Who should have a greater voice, the designer or the user? That is what the first post in the series Gamer’s Rights sets out to decide in the case for version control of video games. Sets out, that is, but maybe does not get there. Not because of the good work of the author, but because of the medium in question.
My very first reaction, just upon reading the thesis of the argument, was that it was wrong: users do not have a right to a certain version. As a designer myself, the worst thing I can do is to completely listen and execute on all feedback I get about a project. While trusted opinions might matter more than others, it is the responsibility of the designer to follow their own dream and create according to what their intent is… while also limiting the number of interpretations of their work.
One of the worst arguments you can get into with professionally creative people is over the “intent” of a project. Thousands of books have been published on what certain authors intended while creating any number of famous works of art. The designer’s job then is to limit these responses from the work. Writing about the designer is fine, but a designer can never go and tell people what the interpretation is of a work is. For a designer to say “You didn’t get it” is a frequent and terrible transgression. A writer cannot go around and tell people how to feel about a novel. A painter cannot go around and tell people how to feel about a painting. If the audience for the work does not understand the message of the creation then, in some way, the designer has failed. In any other medium than video games, this would be a tragic but necessary part of the evolution of the designer. In the next work, the designer will try again to evoke certain emotions, at certain times, for a certain audience. Video games however are very different in that they can be revised.

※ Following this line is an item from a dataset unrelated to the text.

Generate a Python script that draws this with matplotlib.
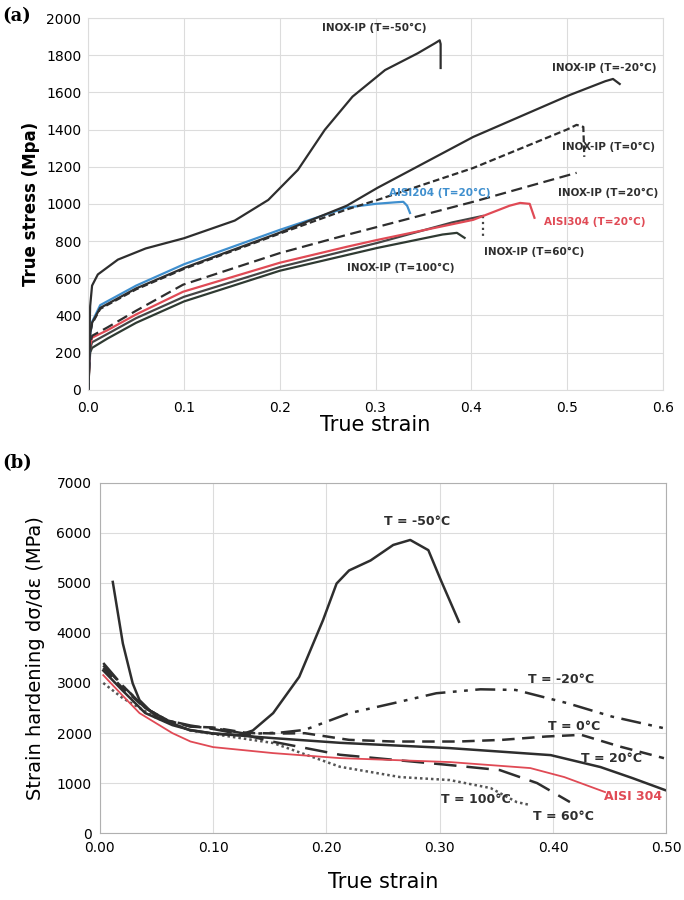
import numpy as np
from matplotlib import pyplot as plt

# ---------- panel (a): true stress vs true strain ----------
m50_x = [0.0, 0.002, 0.004, 0.01, 0.031, 0.06, 0.1, 0.153, 0.188, 0.219, 0.247, 0.276, 0.31, 0.344, 0.362,
         0.367, 0.368, 0.368]
m50_y = [0, 450, 560, 620, 700, 760, 815, 910, 1021, 1183, 1398, 1577, 1720, 1810, 1864,
         1880, 1860, 1731]

m20_x = [0.0, 0.002, 0.004, 0.0125, 0.05, 0.1, 0.2, 0.27, 0.302, 0.402, 0.503, 0.54, 0.548, 0.555]
m20_y = [0, 300, 360, 440, 545, 655, 845, 990, 1086, 1360, 1586, 1660, 1672, 1645]

t0_x = [0.0, 0.002, 0.004, 0.0125, 0.05, 0.1, 0.2, 0.27, 0.302, 0.402, 0.5, 0.51, 0.517, 0.518]
t0_y = [0, 300, 355, 435, 540, 650, 840, 970, 1021, 1193, 1400, 1425, 1414, 1253]

t20_x = [0.0, 0.002, 0.004, 0.02, 0.05, 0.099, 0.2, 0.27, 0.302, 0.402, 0.51]
t20_y = [0, 250, 290, 335, 425, 565, 735, 833, 876, 1011, 1167]

a204_x = [0.0, 0.002, 0.004, 0.0125, 0.05, 0.1, 0.2, 0.27, 0.3, 0.32, 0.329, 0.333, 0.336]
a204_y = [0, 300, 365, 455, 560, 675, 860, 980, 1000, 1008, 1011, 990, 951]

a304_x = [0.0, 0.002, 0.004, 0.02, 0.05, 0.099, 0.2, 0.27, 0.302, 0.402, 0.44, 0.451, 0.461, 0.466]
a304_y = [0, 240, 280, 320, 405, 527, 683, 769, 806, 914, 990, 1005, 1000, 925]

t60_x = [0.0, 0.002, 0.004, 0.02, 0.05, 0.1, 0.2, 0.302, 0.38, 0.412]
t60_y = [0, 220, 255, 300, 385, 500, 660, 790, 900, 935]
t60_drop_x = [0.412, 0.412]
t60_drop_y = [935, 823]

t100_x = [0.0, 0.002, 0.004, 0.02, 0.05, 0.1, 0.2, 0.302, 0.37, 0.385, 0.393]
t100_y = [0, 200, 225, 275, 360, 475, 640, 763, 835, 844, 817]

labels_a = ['INOX-IP (T=-50°C)', 'INOX-IP (T=-20°C)', 'INOX-IP (T=0°C)', 'AISI204 (T=20°C)',
            'INOX-IP (T=20°C)', 'AISI304 (T=20°C)', 'INOX-IP (T=60°C)', 'INOX-IP (T=100°C)']
label_a_x = [0.299, 0.539, 0.543, 0.367, 0.543, 0.529, 0.466, 0.326]
label_a_y = [1946, 1731, 1306, 1059, 1059, 903, 742, 656]

# ---------- panel (b): strain hardening ----------
b50_x = [0.0114, 0.0203, 0.029, 0.035, 0.0498, 0.079, 0.1, 0.123, 0.135, 0.153, 0.176, 0.197, 0.209, 0.22,
         0.239, 0.259, 0.274, 0.29, 0.301, 0.317]
b50_y = [5021, 3790, 2991, 2657, 2324, 2058, 1990, 1958, 2050, 2398, 3123, 4256, 4989, 5250,
         5450, 5760, 5860, 5656, 5057, 4225]

bm20_x = [0.003, 0.02, 0.04, 0.06, 0.08, 0.1, 0.13, 0.16, 0.181, 0.22, 0.259, 0.297, 0.336, 0.367, 0.413, 0.452, 0.498]
bm20_y = [3350, 2950, 2500, 2250, 2130, 2100, 1980, 2010, 2063, 2395, 2595, 2795, 2874, 2861, 2595, 2329, 2096]

b0_x = [0.003, 0.02, 0.04, 0.06, 0.08, 0.1, 0.13, 0.16, 0.181, 0.22, 0.259, 0.317, 0.355, 0.394, 0.425, 0.459, 0.498]
b0_y = [3300, 2900, 2500, 2250, 2130, 2110, 2000, 1990, 1996, 1863, 1830, 1830, 1863, 1930, 1963, 1730, 1497]

b20_x = [0.003, 0.02, 0.04, 0.064, 0.08, 0.1, 0.153, 0.212, 0.309, 0.398, 0.442, 0.47, 0.499]
b20_y = [3250, 2850, 2400, 2158, 2060, 1990, 1898, 1804, 1698, 1558, 1319, 1100, 859]

b304_x = [0.003, 0.02, 0.035, 0.064, 0.08, 0.1, 0.153, 0.212, 0.309, 0.38, 0.41, 0.446]
b304_y = [3157, 2750, 2398, 1998, 1830, 1718, 1598, 1498, 1419, 1299, 1119, 819]

b60_x = [0.003, 0.02, 0.04, 0.06, 0.08, 0.1, 0.13, 0.153, 0.212, 0.309, 0.353, 0.386, 0.415]
b60_y = [3400, 2950, 2500, 2250, 2150, 2080, 1950, 1825, 1565, 1359, 1259, 999, 619]

b100_x = [0.003, 0.02, 0.05, 0.08, 0.1, 0.153, 0.212, 0.265, 0.309, 0.345, 0.368, 0.38]
b100_y = [3000, 2700, 2300, 2050, 1980, 1800, 1325, 1119, 1059, 899, 619, 560]

labels_b = ['T = -50°C', 'T = -20°C', 'T = 0°C', 'T = 20°C', 'AISI 304', 'T = 100°C', 'T = 60°C']
label_b_x = [0.28, 0.407, 0.419, 0.452, 0.471, 0.332, 0.409]
label_b_y = [6230, 3074, 2129, 1497, 732, 665, 333]

dark = '#2e2e2e'
red = '#e04a55'
blue = '#3f8fce'
grid_c = '#dcdcdc'

fig = plt.figure(figsize=(6.84, 9.0), dpi=100)

# panel (a)
ax1 = fig.add_axes([0.129, 0.567, 0.840, 0.413])
ax1.plot(t100_x, t100_y, color='#2f3a32', lw=1.6)
ax1.plot(t60_x, t60_y, color='#454545', lw=1.6)
ax1.plot(t60_drop_x, t60_drop_y, color='#454545', lw=1.6, ls=':')
ax1.plot(a304_x, a304_y, color=red, lw=1.6)
ax1.plot(t20_x, t20_y, color=dark, lw=1.6, dashes=(5, 2.5))
ax1.plot(a204_x, a204_y, color=blue, lw=1.6)
ax1.plot(t0_x, t0_y, color=dark, lw=1.6, dashes=(3, 1.5))
ax1.plot(m20_x, m20_y, color=dark, lw=1.6)
ax1.plot(m50_x, m50_y, color=dark, lw=1.6)

label_a_c = [dark, dark, dark, blue, dark, red, dark, dark]
for t, x, y, c in zip(labels_a, label_a_x, label_a_y, label_a_c):
    ax1.text(x, y, t, fontsize=7.5, fontweight='bold', color=c, ha='center', va='center')

ax1.set_xlim(0, 0.6)
ax1.set_ylim(0, 2000)
ax1.set_xticks(np.arange(0, 0.61, 0.1))
ax1.set_xticklabels(['0.0', '0.1', '0.2', '0.3', '0.4', '0.5', '0.6'])
ax1.set_yticks(np.arange(0, 2001, 200))
ax1.grid(True, color=grid_c, lw=0.8)
ax1.tick_params(length=0, labelsize=10)
ax1.tick_params(axis='x', pad=8)
ax1.tick_params(axis='y', pad=5)
for s in ax1.spines.values():
    s.set_color(grid_c)
ax1.set_xlabel('True strain', fontsize=15, labelpad=0)
ax1.set_ylabel('True stress (Mpa)', fontsize=12, fontweight='bold', labelpad=4)

# panel (b)
ax2 = fig.add_axes([0.146, 0.0744, 0.828, 0.389])
ax2.plot(b100_x, b100_y, color='#555555', lw=1.8, dashes=(1, 1.2))
ax2.plot(b60_x, b60_y, color=dark, lw=1.8, dashes=(9, 4))
ax2.plot(b304_x, b304_y, color=red, lw=1.3)
ax2.plot(b20_x, b20_y, color=dark, lw=1.8)
ax2.plot(b0_x, b0_y, color=dark, lw=1.8, dashes=(5, 3))
ax2.plot(bm20_x, bm20_y, color=dark, lw=1.8, dashes=(8, 3, 1.5, 3, 1.5, 3))
ax2.plot(b50_x, b50_y, color=dark, lw=1.8)

label_b_c = [dark, dark, dark, dark, red, dark, dark]
for t, x, y, c in zip(labels_b, label_b_x, label_b_y, label_b_c):
    ax2.text(x, y, t, fontsize=9, fontweight='bold', color=c, ha='center', va='center', clip_on=True)

ax2.set_xlim(0, 0.5)
ax2.set_ylim(0, 7000)
ax2.set_xticks(np.arange(0, 0.51, 0.1))
ax2.set_xticklabels(['0.00', '0.10', '0.20', '0.30', '0.40', '0.50'])
ax2.set_yticks(np.arange(0, 7001, 1000))
ax2.grid(True, color=grid_c, lw=0.8)
ax2.tick_params(length=0, labelsize=10, pad=6)
for s in ax2.spines.values():
    s.set_color('#b0b0b0')
ax2.set_xlabel('True strain', fontsize=15, labelpad=12)
ax2.set_ylabel('Strain hardening d\u03c3/d\u03b5 (MPa)', fontsize=14, labelpad=8)

fig.text(0.003, 0.992, '(a)', fontsize=13, fontweight='bold', family='serif', va='top')
fig.text(0.003, 0.495, '(b)', fontsize=13, fontweight='bold', family='serif', va='top')

fig.savefig('out.png', dpi=100)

Much was made of the fact that Stephen King changed things in his Dark Tower series. For the first book, he added about 35 pages to “resolve continuity errors”. That is what I think of when users talk of a designer changing a work. They wish to bring the work more in line with the overall intended aesthetic experience. In order for the audience to understand the greater picture, the designer steps in and prevents confusion, limits interpretations of a work by introducing changes. Put in gamer speak, the designer patches the work.
I agree with Ross (Boss1000) that companies should fix bugs, patch multiplayer games and add content. These are all things that decrease the likelihood of invalid interpretations and bring the creation closer in line with the intended product. It is never the goal of a designer to ship a game with a bug or some imbalance of the rules between parties. These, whenever possible, should be fixed in order that play continue according to the rules of the game. We both agree with this view of version control. My problem is not with the designer but the user.

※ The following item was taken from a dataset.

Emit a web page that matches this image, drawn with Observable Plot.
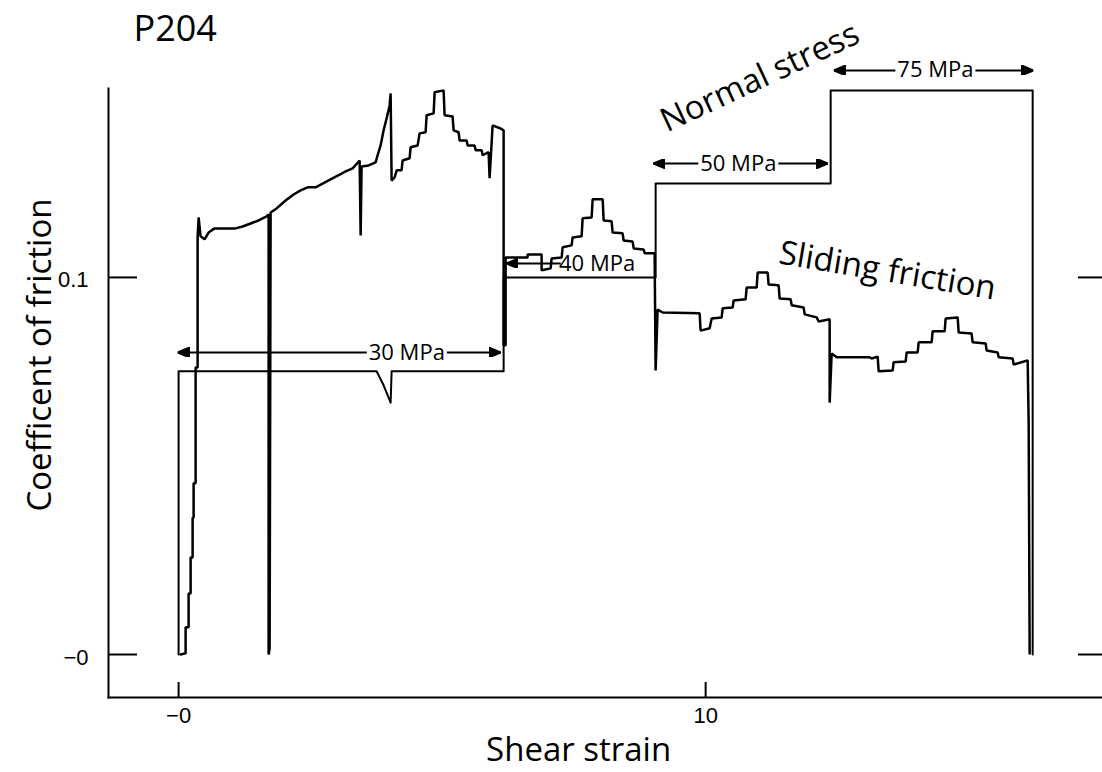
<!DOCTYPE html>
<html>
<head>
<meta charset="utf-8">
<script src="https://cdn.jsdelivr.net/npm/d3@7"></script>
<script src="https://cdn.jsdelivr.net/npm/@observablehq/plot@0.6"></script>
<style>
  html, body { margin: 0; padding: 0; background: #fff; }
  #chart { width: 1102px; height: 772px; }
</style>
</head>
<body>
<div id="chart"></div>
<script>
// Run P204: coefficient of friction against shear strain, with the applied normal stress steps.

// Sliding friction record
const frictionStrain = [
  0.038, 0.133, 0.133, 0.190, 0.190, 0.228, 0.228, 0.266, 0.266, 0.285, 0.285, 0.323, 0.323, 0.361, 0.361, 0.380,
  0.417, 0.493, 0.569, 0.683, 1.082, 1.214, 1.366, 1.518, 1.670, 1.708, 1.708, 1.727, 1.746, 1.860, 2.030, 2.182,
  2.315, 2.448, 2.600, 2.732, 2.884, 3.036, 3.169, 3.302, 3.435, 3.454, 3.472, 3.605, 3.738, 3.776, 3.833, 3.890,
  3.947, 4.004, 4.023, 4.042, 4.099, 4.137, 4.231, 4.250, 4.383, 4.402, 4.535, 4.573, 4.687, 4.706, 4.839, 4.858,
  5.028, 5.047, 5.199, 5.218, 5.313, 5.332, 5.465, 5.484, 5.617, 5.636, 5.750, 5.769, 5.882, 5.901, 5.958, 6.110,
  6.167, 6.167, 6.205, 6.205, 6.622, 6.622, 6.888, 6.888, 7.059, 7.078, 7.268, 7.287, 7.457, 7.476, 7.647, 7.666,
  7.837, 7.856, 8.046, 8.065, 8.216, 8.235, 8.425, 8.444, 8.615, 8.634, 8.824, 8.843, 9.032, 9.051, 9.089, 9.184,
  9.886, 9.905, 10.076, 10.114, 10.304, 10.323, 10.512, 10.531, 10.759, 10.778, 10.968, 10.987, 11.176, 11.195, 11.385, 11.404,
  11.613, 11.632, 11.860, 11.879, 12.106, 12.144, 12.353, 12.353, 12.391, 12.486, 13.112, 13.150, 13.264, 13.283, 13.548, 13.567,
  13.795, 13.814, 14.023, 14.042, 14.288, 14.307, 14.535, 14.554, 14.782, 14.801, 15.047, 15.066, 15.313, 15.332, 15.541, 15.560,
  15.825, 15.844, 16.110, 16.129, 16.148
];
const frictionCoef = [
  0.0000, 0.0003, 0.0072, 0.0072, 0.0162, 0.0162, 0.0257, 0.0257, 0.0363, 0.0363, 0.0454, 0.0454, 0.0761, 0.0761, 0.1106, 0.1159,
  0.1109, 0.1101, 0.1119, 0.1130, 0.1130, 0.1135, 0.1143, 0.1151, 0.1162, 0.1167, 0.0000, 0.0016, 0.1172, 0.1183, 0.1204, 0.1220,
  0.1231, 0.1239, 0.1239, 0.1249, 0.1260, 0.1271, 0.1281, 0.1289, 0.1310, 0.1111, 0.1294, 0.1297, 0.1305, 0.1324, 0.1350, 0.1390,
  0.1422, 0.1456, 0.1488, 0.1257, 0.1265, 0.1284, 0.1284, 0.1310, 0.1316, 0.1345, 0.1350, 0.1382, 0.1385, 0.1430, 0.1435, 0.1491,
  0.1496, 0.1430, 0.1427, 0.1390, 0.1385, 0.1363, 0.1363, 0.1350, 0.1350, 0.1337, 0.1337, 0.1324, 0.1332, 0.1263, 0.1403, 0.1395,
  0.1390, 0.0820, 0.0820, 0.1053, 0.1053, 0.1061, 0.1061, 0.1019, 0.1024, 0.1050, 0.1053, 0.1080, 0.1085, 0.1106, 0.1109, 0.1157,
  0.1159, 0.1207, 0.1207, 0.1151, 0.1149, 0.1119, 0.1117, 0.1098, 0.1095, 0.1077, 0.1074, 0.1064, 0.1064, 0.0753, 0.0915, 0.0907,
  0.0905, 0.0859, 0.0865, 0.0891, 0.0894, 0.0918, 0.0920, 0.0939, 0.0942, 0.0973, 0.0973, 0.1013, 0.1013, 0.0981, 0.0979, 0.0944,
  0.0942, 0.0926, 0.0920, 0.0902, 0.0894, 0.0883, 0.0889, 0.0668, 0.0798, 0.0788, 0.0788, 0.0785, 0.0790, 0.0751, 0.0753, 0.0775,
  0.0777, 0.0801, 0.0801, 0.0828, 0.0828, 0.0857, 0.0857, 0.0891, 0.0894, 0.0854, 0.0851, 0.0828, 0.0825, 0.0806, 0.0801, 0.0788,
  0.0785, 0.0769, 0.0780, 0.0613, 0.0003
];

// Normal stress steps (scaled onto the friction axis)
const stressStrain = [0, 0, 3.757, 3.890, 4.023, 4.042, 6.167, 6.167, 9.051, 9.051, 12.372, 12.372, 16.205, 16.205];
const stressLevel  = [0, 0.0751, 0.0751, 0.0714, 0.0668, 0.0751, 0.0751, 0.1000, 0.1000, 0.1249, 0.1249, 0.1496, 0.1496, 0];

// Stress step annotations
const stressLabels  = ["30 MPa", "40 MPa", "50 MPa", "75 MPa"];
const arrowFrom     = [-0.02, 6.22, 9.01, 12.43];
const arrowTo       = [6.11, 7.25, 12.32, 16.22];
const arrowLevel    = [0.0801, 0.1037, 0.1302, 0.1549];
const labelStrain   = [4.33, 7.94, 10.62, 14.36];
const arrowBothEnds = [true, false, true, true];

// Axis ticks
const xTicks = [0, 10];
const xTickLabels = ["−0", "10"];
const yTicks = [0, 0.1];
const yTickLabels = ["−0", "0.1"];

const friction = frictionStrain.map((s, i) => ({strain: s, mu: frictionCoef[i]}));
const stress = stressStrain.map((s, i) => ({strain: s, mu: stressLevel[i]}));

const W = 1102, H = 772;
const mL = 108, mR = 0, mT = 88, mB = 75;
const frameW = W - mL - mR, frameH = H - mT - mB;
const xDomain = [-1.33, 17.53];
const yDomain = [-0.0114, 0.1501];
const strainPerPx = (xDomain[1] - xDomain[0]) / frameW;
const labelGap = 40 * strainPerPx; // half-width of the break in an arrow around its label

// Each arrow is split around its label; one-sided arrows end before the label
const arrowSegments = [];
stressLabels.forEach((label, i) => {
  if (arrowBothEnds[i]) {
    arrowSegments.push({x1: arrowFrom[i], x2: labelStrain[i] - labelGap, y: arrowLevel[i], head: "start"});
    arrowSegments.push({x1: labelStrain[i] + labelGap, x2: arrowTo[i], y: arrowLevel[i], head: "end"});
  } else {
    arrowSegments.push({x1: arrowFrom[i], x2: arrowTo[i], y: arrowLevel[i], head: "start"});
  }
});
const arrowLabels = stressLabels.map((label, i) => ({label, x: labelStrain[i], y: arrowLevel[i]}));

// Solid triangular arrowhead marker
function solidHead(orient) {
  return (color, context) => {
    const ns = "http://www.w3.org/2000/svg";
    const doc = context.document;
    const m = doc.createElementNS(ns, "marker");
    m.setAttribute("viewBox", "-12 -5 12 10");
    m.setAttribute("markerUnits", "userSpaceOnUse");
    m.setAttribute("markerWidth", 12);
    m.setAttribute("markerHeight", 10);
    m.setAttribute("refX", 0);
    m.setAttribute("refY", 0);
    m.setAttribute("orient", orient);
    const p = doc.createElementNS(ns, "path");
    p.setAttribute("d", "M0,0L-12,-5L-12,5Z");
    p.setAttribute("fill", color);
    m.appendChild(p);
    return m;
  };
}

const labelFont = "'Open Sans', sans-serif";
const tickFont = "'Liberation Sans', Arial, sans-serif";

const chart = Plot.plot({
  width: W,
  height: H,
  marginLeft: mL, marginRight: mR, marginTop: mT, marginBottom: mB,
  x: {domain: xDomain, axis: null},
  y: {domain: yDomain, axis: null},
  style: {background: "white", overflow: "visible", color: "black"},
  marks: [
    // axis lines
    Plot.frame({anchor: "left", strokeWidth: 2}),
    Plot.frame({anchor: "bottom", strokeWidth: 2}),
    // inward ticks
    Plot.ruleY(yTicks, {insetRight: frameW - 29, strokeWidth: 2}),
    Plot.ruleY(yTicks, {insetLeft: frameW - 24, strokeWidth: 2}),
    Plot.ruleX(xTicks, {insetTop: frameH - 15, strokeWidth: 2}),
    Plot.text(xTicks, {x: (d) => d, text: (d, i) => xTickLabels[i], frameAnchor: "bottom", dy: 25,
      fontSize: 22, fontFamily: tickFont}),
    Plot.text(yTicks, {y: (d) => d, text: (d, i) => yTickLabels[i], frameAnchor: "left", textAnchor: "end",
      dx: -20, dy: 3, fontSize: 22, fontFamily: tickFont}),

    // normal stress
    Plot.line(stress, {x: "strain", y: "mu", strokeWidth: 2, curve: "linear"}),

    // stress step arrows and labels
    Plot.link(arrowSegments.filter((d) => d.head === "start"), {x1: "x1", x2: "x2", y1: "y", y2: "y", strokeWidth: 2,
      markerStart: solidHead("auto-start-reverse")}),
    Plot.link(arrowSegments.filter((d) => d.head === "end"), {x1: "x1", x2: "x2", y1: "y", y2: "y", strokeWidth: 2,
      markerEnd: solidHead("auto")}),
    Plot.text(arrowLabels, {x: "x", y: "y", text: "label", fontSize: 22, fontFamily: labelFont}),

    // sliding friction
    Plot.line(friction, {x: "strain", y: "mu", strokeWidth: 2.5, curve: "linear", strokeLinejoin: "miter"}),

    // annotations
    Plot.text(["Normal stress"], {x: 11.03, y: 0.1530, rotate: -25, fontSize: 33, fontFamily: labelFont}),
    Plot.text(["Sliding friction"], {x: 13.45, y: 0.1017, rotate: 9.5, fontSize: 33, fontFamily: labelFont}),
    Plot.text(["P204"], {frameAnchor: "top-left", dx: 25, dy: -48, textAnchor: "start", lineAnchor: "bottom",
      fontSize: 36, fontFamily: labelFont}),
    Plot.text(["Shear strain"], {x: 7.59, frameAnchor: "bottom", dy: 63, lineAnchor: "bottom",
      fontSize: 33, fontFamily: labelFont}),
    Plot.text(["Coefficent of friction"], {frameAnchor: "left", dx: -58, dy: -38, rotate: -90,
      textAnchor: "middle", lineAnchor: "bottom", fontSize: 33, fontFamily: labelFont})
  ]
});

document.getElementById("chart").appendChild(chart);
</script>
</body>
</html>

A designer creates with an intent for a user. This is where video games become very interesting in this conversation. If a prevalent interpretation of a work is in contrast to what the designer intended, the designer can often do nothing about it but get angry. Video game designers though can force an experience, if they want. The problem though is that video games, more than any other medium, has to maintain the attention of the user throughout the experience of the work. If a player permanently leaves the experience, for any reason due to the mechanical level, then the designer has failed.
Aesthetic responses can often be predicted but not controlled. If the play elicits an emotion from the player and the player, from that feeling alone, leaves the experience then the player has made the choice to disengage. If a subset complains about a feature or aspect of the experience, should the designer change it? Shouldn’t the work of the designer speak the message? This is questionable. Is enough of the audience confused about the experience that the designer should take steps to help or is a vocal minority trying to maintain something that has become meaningful only to them? This is the Runescape example that Ross uses, a certain part of the audience paid for the right to have a certain outdated version of the game experience.
I think, while I have taken a harder stance, that Ross and I agree in the end that the designer should be trusted with shaping the experience. I side much more with authorial choice than the need to just “make the game fun” though. A designer may work for a user, but they also craft the responses from their own subjective tastes and experiences. Designers get paid to work for a reason, their choices in the process of creation makes a valued product.